We supply toys to represent each sound to help early listeners connect important sounds to specific toys. In this regard, The Ling Six Sound Test was created by Dr. Daniel Ling (a foremost authority on the teaching of speech to children who are profoundly deaf) as a quick method to ensure that a child’s hearing technology (such as a cochlear implant) is functioning properly. It’s a low tech but effective way to know if a child is currently able to hear the spectrum of sounds (pitch and loudness) in the English language, which is critical for language and academic learning. It is an essential adjunct to the teletherapy program we support.
Special Mace Masks with Partial Clear Fronts . Wide spread face mask usage is adding yet another challenge for children who are deaf because they are not able to see the face of the speaker to speech read or gain visual cues. We have recently purchased and distributed to several major institutions a specially designed face mask with a clear front over the mouth to address this issue. We are thinking about being pro-active on this one, perhaps even engineering an improved mask and seeing that it gets to places to do good. It's a great start!
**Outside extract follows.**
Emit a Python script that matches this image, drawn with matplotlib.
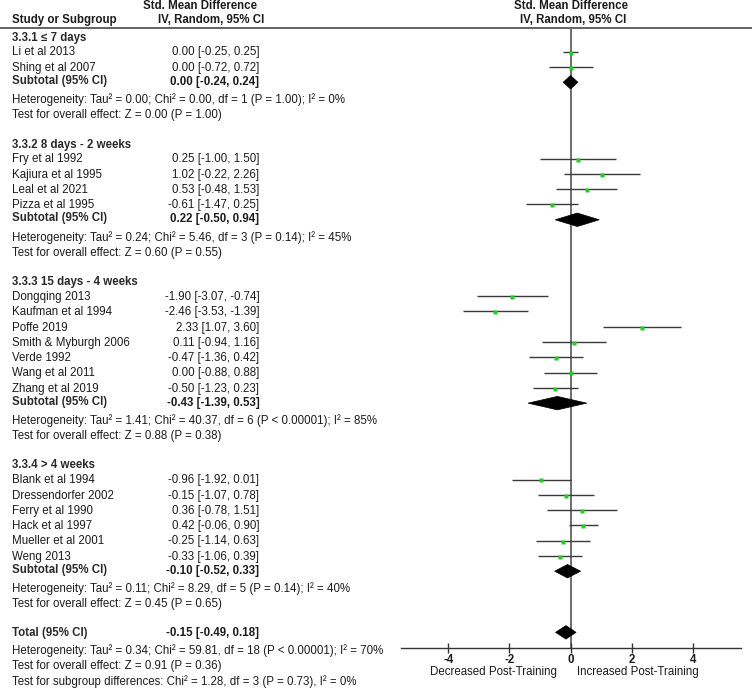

Clarke School for Hearing and Speech is a well known school in NYC for teaching children who are hearing impaired, including those profoundly deaf with cochlear implants. Consistent with our Mission, we now support a program to provide extra care to "late identified" (meaning post age 3) deaf children having or needing cochlear implantation. Identifying and acting late presents a serious neurological challenge so these children need extra attention to catch up to their peers. Through Clarke, we also supply caregivers with information and and guidance to help the child at home. Home based support is critical - from reading, playing and speaking. And if some extra equipment is needed, it will be on hand at the School. It all leads to the child's success in the mainstream. For more about the school, see http://www.clarkeschools.org
Post implantation, while direct and professional speech and hearing therapy with the child is obviously essential, experience shows that support of the caregiver (the parent and her siblings) through adult peer interaction and professional support improves the life of the child. In short, we supplement professional therapy by helping the caregiver understand the challenges faced to create and enhance home support to improve the success rate of the deaf child in the mainstream. We recognize the impact of a child’s hearing loss on the whole family system – PIH seeks to address that impact through this exciting new initiative at NYEE. And today, because of the pandemic and the need to social distance, tele communication is more important that ever. This program is consistent with that reality and will continue safe interaction among caregivers.